All filters can used in a similar manner, like this one
[30]:
x_filter = pf.dsp.filter.bell(x_energy, center_frequency=1e3, gain=10, quality=2)
pf.plot.line.freq(x_filter)
[30]:
<Axes: xlabel='Frequency in Hz', ylabel='Magnitude in dB'>
In’n’out#
Now that you know what pyfar is about, let’s see how you can save your work and read common data types.
Read and write pyfar data#
Pyfar contains functions for saving all pyfar objects and common data types such as numpy arrays using pf.io.write() and pf.io.read().

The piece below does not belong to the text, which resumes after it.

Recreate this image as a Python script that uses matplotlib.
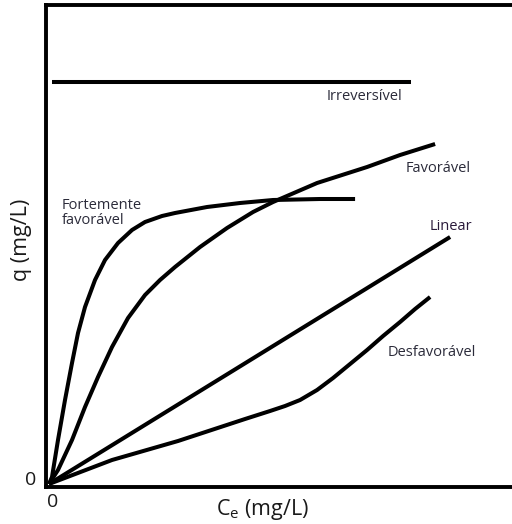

This creates .far files that also support compression.
Read and write audio-files#
Audio-files in wav or other formats are commonly used in the audio community to store and exchange data. You can read them with
signal = pf.io.read_audio(filename)
and write them with
pf.io.write_audio(signal, filename, overwrite=True).
You can write any signal to an audio, but in some cases, clipping will occur for values > 1. Multidimensional signals will be reshaped to 2D arrays before writing.
Read SOFA files#
SOFA files can be used to store spatially distributed acoustical data sets. Examples for this are room acoustic measurements at different positions in a room or a set of head-related transfer functions for different source positions. SOFA files can quickly be read by
signal, source, receiver = pf.io.read_sofa(filename)
which returns the audio data as a Signal or FrequencyData object (depending on the data in the SOFA file) and the source and receiver coordinates as a Coordinates object.
read_sofa uses the sofar package, which we recommend to manipulate and write SOFA files or access the detailed meta data contained in SOFA files.